All art ends up as photographs. And in a strange misalignment, most of those photographs depict only the artworks' images, not the fact of their material presence. The photographs of Permanent Collection are phenomenological, relishing in the materiality of the paint and the history and labor embedded in the canvas. Made in American and European museums, they are photographed from oblique angles so light from existing museum sources changes the often-reproduced meaning of these works, adding light to familiar narratives, and blotting out anticipated images. In a move unfamiliar to photography, the light in these pictures is often used to obscure, as well as to illumine. The light, more than a way to describe, is part of the picture's content.
As in my series called "Retail", where signs from neighboring businesses reflected in the windows of suburban homes, the light in these works is an essential part of their content, not merely an aesthetic or storytelling tool. With no flash or external lighting, and printed to approximately the size of the original works, the pictures remind us that works of art are vivid and present things curated in particular places under concerted conditions, rewritten by the careful decisions of humans and institutions.
Throughout all my projects, and specifically in Permanent Collection, I am pursuing a visual world where light is syntactic; light veering close to content. In my work light is cultural and political. It is put there by someone, for a purpose: to invite citizens to share their money with corporations, to keep workers working, to describe democracy, to allow paintings in museums to be seen in one particular way. I have come to see my overarching project as one of Illillumination. Photographs that reveal, which are illuminating, and yet which incorporate glamorous failures and delightful misplacements. My work is here to revel in the way things look, and to trouble you with how things mean.

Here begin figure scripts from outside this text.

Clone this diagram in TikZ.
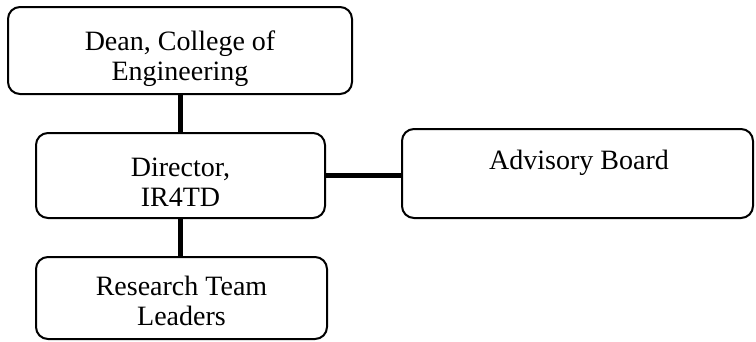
\documentclass[tikz,border=0pt]{standalone}
\usepackage{fontspec}
\setmainfont{Liberation Serif}
\tikzset{
  box/.style={draw, line width=2pt, rounded corners=12pt, inner sep=0pt},
  lbl/.style={font=\fontsize{28}{29.5}\selectfont, align=center, anchor=north, inner sep=0pt},
  conn/.style={line width=5pt}
}
\begin{document}
\begin{tikzpicture}[x=1pt,y=-1pt]
\useasboundingbox (0,0) rectangle (756,341);
\node[box, minimum width=344pt, minimum height=87pt] (dean) at (180,50.5) {};
\node[box, minimum width=289pt, minimum height=85pt] (dir) at (180.5,175.5) {};
\node[box, minimum width=351pt, minimum height=89pt] (adv) at (577.5,173.5) {};
\node[box, minimum width=291pt, minimum height=82pt] (res) at (181.5,298) {};
\node[lbl] (deant) at (180,31) {Dean, College of\\Engineering};
\node[lbl] (dirt) at (180.5,158) {Director,\\IR4TD};
\node[lbl] (advt) at (579,150) {Advisory Board};
\node[lbl] (rest) at (181.5,276) {Research Team\\Leaders};
\draw[conn] (dean.south) -- (dean.south |- dir.north);
\draw[conn] (dir.south) -- (dir.south |- res.north);
\draw[conn] (dir.east) -- (dir.east -| adv.west);
\end{tikzpicture}
\end{document}
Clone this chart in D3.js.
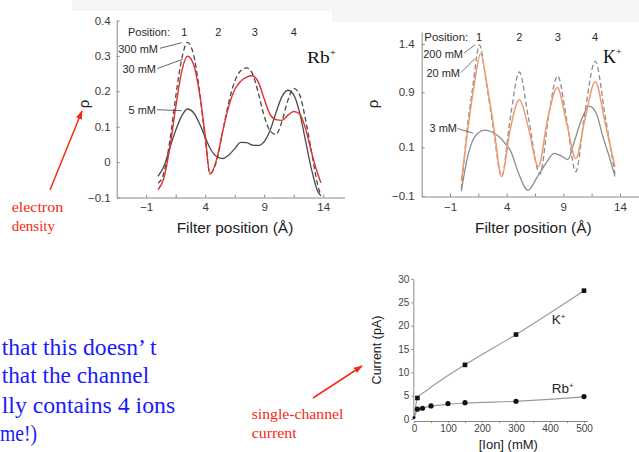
<!DOCTYPE html>
<html><head><meta charset="utf-8">
<script src="https://cdn.jsdelivr.net/npm/d3@7"></script>
<style>body{margin:0;background:#fff}svg{display:block}</style>
</head><body>
<svg width="639" height="452"></svg>
<script>
// ---------- Rb+ electron density (filter position, rho) ----------
const rbX = [0,0.5,1,1.5,2,2.5,3,3.5,4,4.4,5,5.5,6,6.5,7,7.5,8,8.5,9,9.5,10,10.5,11,11.5,12,12.5,13,13.5,13.8];
const rb300 = [-0.06,-0.03,0.06,0.185,0.29,0.338,0.305,0.205,0.065,-0.032,0.008,0.09,0.17,0.228,0.258,0.266,0.25,0.195,0.13,0.088,0.078,0.115,0.174,0.208,0.19,0.12,0.03,-0.06,-0.095];
const rb30  = [-0.078,-0.045,0.04,0.155,0.255,0.299,0.277,0.198,0.075,-0.034,0.012,0.09,0.158,0.205,0.228,0.240,0.244,0.226,0.178,0.134,0.120,0.118,0.132,0.143,0.136,0.095,0.028,-0.030,-0.058];
const rb5   = [-0.04,-0.012,0.04,0.09,0.13,0.15,0.14,0.11,0.07,0.04,0.015,0.01,0.02,0.038,0.056,0.055,0.048,0.047,0.058,0.09,0.14,0.185,0.203,0.19,0.14,0.06,-0.02,-0.08,-0.095];
const rbXTicks = [-1,1.5,4,6.5,9,11.5,14];
const rbYTicks = [-0.1,0,0.1,0.2,0.3,0.4];

// ---------- K+ electron density ----------
const k200X = [0,0.5,1,1.6,2.2,2.8,3.56,4.3,5.12,5.9,6.94,7.7,8.5,9.3,10.1,10.9,11.82,12.7,13.56];
const k200Y = [-0.07,0.35,0.95,1.39,1.0,0.4,-0.02,0.5,1.11,0.55,-0.01,0.55,1.07,0.5,0.0,0.6,1.22,0.55,-0.01];
const k20X  = [0,0.6,1.1,1.7,2.3,2.9,3.56,4.3,5.12,5.9,6.8,7.6,8.47,9.3,10.1,10.9,11.82,12.7,13.56];
const k20Y  = [-0.04,0.4,0.95,1.30,0.95,0.35,-0.02,0.35,0.79,0.4,0.02,0.5,0.95,0.45,0.054,0.5,1.01,0.45,0.02];
const k3X   = [0,0.5,1,1.5,2,2.6,3.2,3.8,4.4,5,5.9,6.6,7.4,8.2,8.8,9.4,10,10.6,11.3,11.9,12.5,13,13.56];
const k3Y   = [-0.08,0.05,0.2,0.31,0.35,0.33,0.27,0.17,0.08,0.0,-0.077,-0.03,0.03,0.075,0.065,0.05,0.2,0.5,0.70,0.6,0.25,0.07,-0.02];
const kXTicks = [-1,1.5,4,6.5,9,11.5,14];
const kYTicks = [-0.1,0.1,0.9,1.4];

// ---------- single-channel current ----------
const ionK = [10,150,300,500];
const curK = [4.5,11.6,18.1,27.5];
const ionRb = [0,10,25,50,100,150,300,500];
const curRb = [0.3,2.1,2.3,2.8,3.3,3.5,3.8,4.8];
const fitKX = [0,10,35,150,300,500];
const fitKY = [0,4.5,6.0,11.6,18.1,27.5];
const fitRbX = [0,10,25,50,100,150,300,500];
const fitRbY = [0,2.0,2.35,2.75,3.15,3.4,3.8,4.75];
const ionTicks = [0,100,200,300,400,500];
const curTicks = [0,5,10,15,20,25,30];

const SANS = "'Liberation Sans', Arial, Helvetica, sans-serif";
const SERIF = "'Liberation Serif', 'Times New Roman', serif";
const svg = d3.select("svg");
const zip = (a,b) => a.map((v,i)=>[v,b[i]]);
const fmtNum = d => d===0 ? "0" : (d<0 ? "\u2212" + Math.abs(d) : String(d));

// faint scanned-figure backgrounds
svg.append("rect").attr("x",72).attr("y",0).attr("width",268).attr("height",11).attr("fill","#f6f6f6");
svg.append("rect").attr("x",332).attr("y",0).attr("width",307).attr("height",22).attr("fill","#f5f5f5");

function styleAxis(g, fs, col){
  g.selectAll(".domain").attr("stroke","#8a8a8a").attr("stroke-width",1);
  g.selectAll(".tick line").attr("stroke","#8a8a8a");
  g.selectAll("text").attr("font-family",SANS).attr("font-size",fs).attr("fill",col||"#3a3a3a");
}

// ================= Rb panel =================
const xRb = d3.scaleLinear().domain([-3.5,15.8]).range([116.7,344.5]);
const yRb = d3.scaleLinear().domain([-0.1,0.4]).range([197.5,20.5]);
svg.append("g").attr("transform","translate(0,197.5)")
  .call(d3.axisBottom(xRb).tickValues(rbXTicks).tickSizeInner(-3).tickSizeOuter(0).tickPadding(5)
    .tickFormat(d => Number.isInteger(d) ? fmtNum(d) : ""))
  .call(g => styleAxis(g, 11.5));
svg.append("g").attr("transform","translate(116.7,0)")
  .call(d3.axisLeft(yRb).tickValues(rbYTicks).tickSizeInner(-3).tickSizeOuter(0).tickPadding(6).tickFormat(fmtNum))
  .call(g => styleAxis(g, 11.5));

const lineRb = d3.line().x(d=>xRb(d[0])).y(d=>yRb(d[1])).curve(d3.curveMonotoneX);
svg.append("path").attr("d", lineRb(zip(rbX,rb5))).attr("fill","none").attr("stroke","#4a4a4a").attr("stroke-width",1.3);
svg.append("path").attr("d", lineRb(zip(rbX,rb300))).attr("fill","none").attr("stroke","#4a4a4a").attr("stroke-width",1.3).attr("stroke-dasharray","5,3");
svg.append("path").attr("d", lineRb(zip(rbX,rb30))).attr("fill","none").attr("stroke","#e0302a").attr("stroke-width",1.4);

// annotations Rb
const annR = svg.append("g").attr("font-family",SANS).attr("fill","#2a2a2a");
annR.append("text").attr("x",128).attr("y",36).attr("font-size",10.5).attr("textLength",42).attr("lengthAdjust","spacingAndGlyphs").text("Position:");
[["1",184.3],["2",218.3],["3",254.7],["4",293.7]].forEach(([t,x])=>annR.append("text").attr("x",x).attr("y",36).attr("text-anchor","middle").attr("font-size",11).text(t));
[["300 mM",158,53,160,48.3,181.7,42.7],["30 mM",156,73,157.5,68.5,182.7,59.3],["5 mM",156,114,157,109.7,181.7,110.7]].forEach(([t,x,y,x1,y1,x2,y2])=>{
  annR.append("text").attr("x",x).attr("y",y).attr("text-anchor","end").attr("font-size",11).text(t);
  svg.append("line").attr("x1",x1).attr("y1",y1).attr("x2",x2).attr("y2",y2).attr("stroke","#555").attr("stroke-width",0.9);
});
const rbLab = svg.append("text").attr("x",307).attr("y",62.5).attr("font-family",SERIF).attr("font-size",17.5).attr("fill","#111")
  .attr("textLength",29).attr("lengthAdjust","spacingAndGlyphs");
rbLab.append("tspan").text("Rb");
rbLab.append("tspan").attr("font-size",10).attr("dy",-7).text("+");
svg.append("text").attr("x",176.7).attr("y",233).attr("font-family",SANS).attr("font-size",14.5).attr("fill","#222")
  .attr("textLength",116.6).attr("lengthAdjust","spacingAndGlyphs").text("Filter position (\u00C5)");
svg.append("text").attr("transform","translate(89,104) rotate(-90)").attr("text-anchor","middle").attr("font-family",SANS).attr("font-size",15).attr("fill","#222").text("\u03C1");

// ================= K panel =================
const xK = d3.scaleLinear().domain([-3.5,15.7]).range([421.7,639.2]);
const yK = d3.scaleLinear().domain([-0.1,0.1,0.9,1.4,1.52]).range([196,147.3,92.3,44,32]);
svg.append("g").attr("transform","translate(0,196.5)")
  .call(d3.axisBottom(xK).tickValues(kXTicks).tickSizeInner(-3).tickSizeOuter(0).tickPadding(6)
    .tickFormat(d => Number.isInteger(d) ? fmtNum(d) : ""))
  .call(g => styleAxis(g, 11.5));
svg.append("g").attr("transform","translate(421.7,0)")
  .call(d3.axisLeft(yK).tickValues(kYTicks).tickSizeInner(-3).tickSizeOuter(0).tickPadding(7).tickFormat(fmtNum))
  .call(g => styleAxis(g, 11.5));
const lineK = d3.line().x(d=>xK(d[0])).y(d=>yK(d[1])).curve(d3.curveMonotoneX);
svg.append("path").attr("d", lineK(zip(k3X,k3Y))).attr("fill","none").attr("stroke","#8c8c8c").attr("stroke-width",1.3);
svg.append("path").attr("d", lineK(zip(k200X,k200Y))).attr("fill","none").attr("stroke","#8c8c8c").attr("stroke-width",1.3).attr("stroke-dasharray","5,3");
svg.append("path").attr("d", lineK(zip(k20X,k20Y))).attr("fill","none").attr("stroke","#ee9a72").attr("stroke-width",1.5);

const annK = svg.append("g").attr("font-family",SANS).attr("fill","#2a2a2a");
annK.append("text").attr("x",424.3).attr("y",41).attr("font-size",11).attr("textLength",44).attr("lengthAdjust","spacingAndGlyphs").text("Position:");
[["1",479],["2",519.3],["3",557.7],["4",595]].forEach(([t,x])=>annK.append("text").attr("x",x).attr("y",41).attr("text-anchor","middle").attr("font-size",11).text(t));
[["200 mM",463,58,464,53,475,45],["20 mM",460,77,461,72.5,475,58.5],["3 mM",457,132,457.5,128.5,473.3,133.3]].forEach(([t,x,y,x1,y1,x2,y2])=>{
  annK.append("text").attr("x",x).attr("y",y).attr("text-anchor","end").attr("font-size",11).text(t);
  svg.append("line").attr("x1",x1).attr("y1",y1).attr("x2",x2).attr("y2",y2).attr("stroke","#666").attr("stroke-width",0.9);
});
const kLab = svg.append("text").attr("x",603).attr("y",63).attr("font-family",SERIF).attr("font-size",18).attr("fill","#111");
kLab.append("tspan").text("K");
kLab.append("tspan").attr("font-size",10).attr("dy",-8).text("+");
svg.append("text").attr("x",475).attr("y",233).attr("font-family",SANS).attr("font-size",14.5).attr("fill","#222")
  .attr("textLength",116.6).attr("lengthAdjust","spacingAndGlyphs").text("Filter position (\u00C5)");
svg.append("text").attr("transform","translate(378,104) rotate(-90)").attr("text-anchor","middle").attr("font-family",SANS).attr("font-size",15).attr("fill","#222").text("\u03C1");

// ================= current panel =================
const xC = d3.scaleLinear().domain([0,510]).range([414,587.4]);
const yC = d3.scaleLinear().domain([0,30]).range([419,279]);
svg.append("g").attr("transform","translate(0,421)")
  .call(d3.axisBottom(xC).tickValues(d3.range(0,501,50)).tickSize(2).tickSizeOuter(0).tickPadding(2)
    .tickFormat(d => ionTicks.includes(d) ? d : ""))
  .call(g => styleAxis(g, 10, "#444"));
svg.append("g").attr("transform","translate(413.3,0)")
  .call(d3.axisLeft(yC).tickValues(curTicks).tickSize(2).tickSizeOuter(0).tickPadding(2))
  .call(g => styleAxis(g, 10, "#444"));
const lineC = d3.line().x(d=>xC(d[0])).y(d=>yC(d[1])).curve(d3.curveMonotoneX);
svg.append("path").attr("d", lineC(zip(fitKX,fitKY))).attr("fill","none").attr("stroke","#9a9a9a").attr("stroke-width",1.2);
svg.append("path").attr("d", lineC(zip(fitRbX,fitRbY))).attr("fill","none").attr("stroke","#9a9a9a").attr("stroke-width",1.2);
svg.selectAll(".sq").data(zip(ionK,curK)).join("rect").attr("class","sq")
  .attr("x",d=>xC(d[0])-2.3).attr("y",d=>yC(d[1])-2.3).attr("width",4.6).attr("height",4.6).attr("fill","#111");
svg.selectAll(".ci").data(zip(ionRb,curRb)).join("circle").attr("class","ci")
  .attr("cx",d=>xC(d[0])).attr("cy",d=>yC(d[1])).attr("r",(d,i)=> i===0 ? 1.5 : 2.6).attr("fill","#111");
const kc = svg.append("text").attr("x",551.7).attr("y",323.5).attr("font-family",SANS).attr("font-size",13.5).attr("fill","#222");
kc.append("tspan").text("K"); kc.append("tspan").attr("font-size",8).attr("dy",-5).text("+");
const rc = svg.append("text").attr("x",551.7).attr("y",392.5).attr("font-family",SANS).attr("font-size",13.5).attr("fill","#222");
rc.append("tspan").text("Rb"); rc.append("tspan").attr("font-size",8).attr("dy",-5).text("+");
svg.append("text").attr("x",508.3).attr("y",449).attr("text-anchor","middle").attr("font-family",SANS).attr("font-size",13).attr("fill","#222").text("[Ion] (mM)");
svg.append("text").attr("transform","translate(381,350) rotate(-90)").attr("text-anchor","middle").attr("font-family",SANS).attr("font-size",12.5).attr("fill","#222").text("Current (pA)");

// ================= slide annotations =================
const defs = svg.append("defs");
defs.append("marker").attr("id","ah").attr("viewBox","0 0 10 10").attr("refX",9).attr("refY",5)
  .attr("markerWidth",6).attr("markerHeight",6).attr("orient","auto")
  .append("path").attr("d","M0,1.5 L10,5 L0,8.5 Z").attr("fill","#f52a14");
svg.append("line").attr("x1",50).attr("y1",190).attr("x2",82).attr("y2",111).attr("stroke","#f52a14").attr("stroke-width",1.5).attr("marker-end","url(#ah)");
svg.append("line").attr("x1",313).attr("y1",398).attr("x2",362).attr("y2",366).attr("stroke","#f52a14").attr("stroke-width",1.5).attr("marker-end","url(#ah)");
const red = svg.append("g").attr("font-family",SERIF).attr("font-size",14).attr("fill","#f52a14");
red.append("text").attr("x",11.7).attr("y",211.5).attr("textLength",51.5).attr("lengthAdjust","spacingAndGlyphs").text("electron");
red.append("text").attr("x",11.7).attr("y",231).attr("textLength",43.3).attr("lengthAdjust","spacingAndGlyphs").text("density");
red.append("text").attr("x",251.7).attr("y",418.5).attr("textLength",91.7).attr("lengthAdjust","spacingAndGlyphs").text("single-channel");
red.append("text").attr("x",251.7).attr("y",437.5).attr("textLength",45).attr("lengthAdjust","spacingAndGlyphs").text("current");
const blue = svg.append("g").attr("font-family",SERIF).attr("font-size",23).attr("fill","#1a1aff");
[["that this doesn\u2019 t",1.7,355,155],["that the channel",1.7,383.3,147.5],["lly contains 4 ions",1.7,412.7,173.5],["me!)",0,440.7,37]].forEach(([t,x,y,w])=>{
  blue.append("text").attr("x",x).attr("y",y).attr("textLength",w).attr("lengthAdjust","spacingAndGlyphs").text(t);
});
</script>
</body></html>
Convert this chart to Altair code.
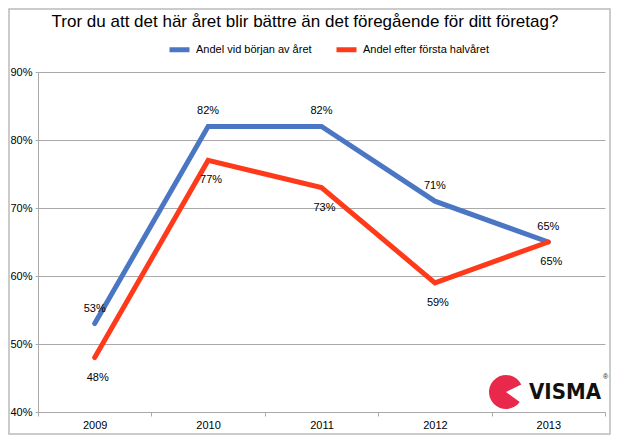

Each museum has a different culture, and it was fascinating working within those systems. Some, such as the Musee d'Orsay, (where S. Sebastien and L'origine du monde were made) just turned me loose in the museum on a day it was closed, enabling me to take as much time as I needed with some of the world's greatest masterpieces. Danseuse Espagnole was made at the Musee des Beaux Arts in Brussels, which had a guard follow me around all day. He was a bit bored with how much time it took me to take each picture, and in the photograph, you see a reflection of the guard asleep with his feet up across the room.
Self-Portrait has specific resonance for me. I grew up with a poster of the Van Gogh painting on my wall, and always knew that the image itself was undeniably powerful, and has a unity and intensity that is familiar to photographs, which are made all at one thorough instant. Finding it at the Fogg was a delight, but one function of this project was that I could never go to a museum expecting to photograph a particular painting, as my images were so dependent on a coincidence of museum lighting and the particular surface of the canvas. In this case, the painting was behind glass, which usually prevents me from making a picture, but the hanging spot lights above, seen from a slightly low angle, blocked out Van Gogh's eyes and mouth, almost like the way a criminal suspect's eyes are banded with a black box.
It has been my intention to have the light in the picture effect more than a spectacular flash, but often to add a narrative element, even as the light obscures the painter's intended image. So, in Snowstorm , the light creates an elemental feeling of falling snow. In Ecstasy of St. Francis , the light on the surface appears to be the origin of the light painted onto the figures.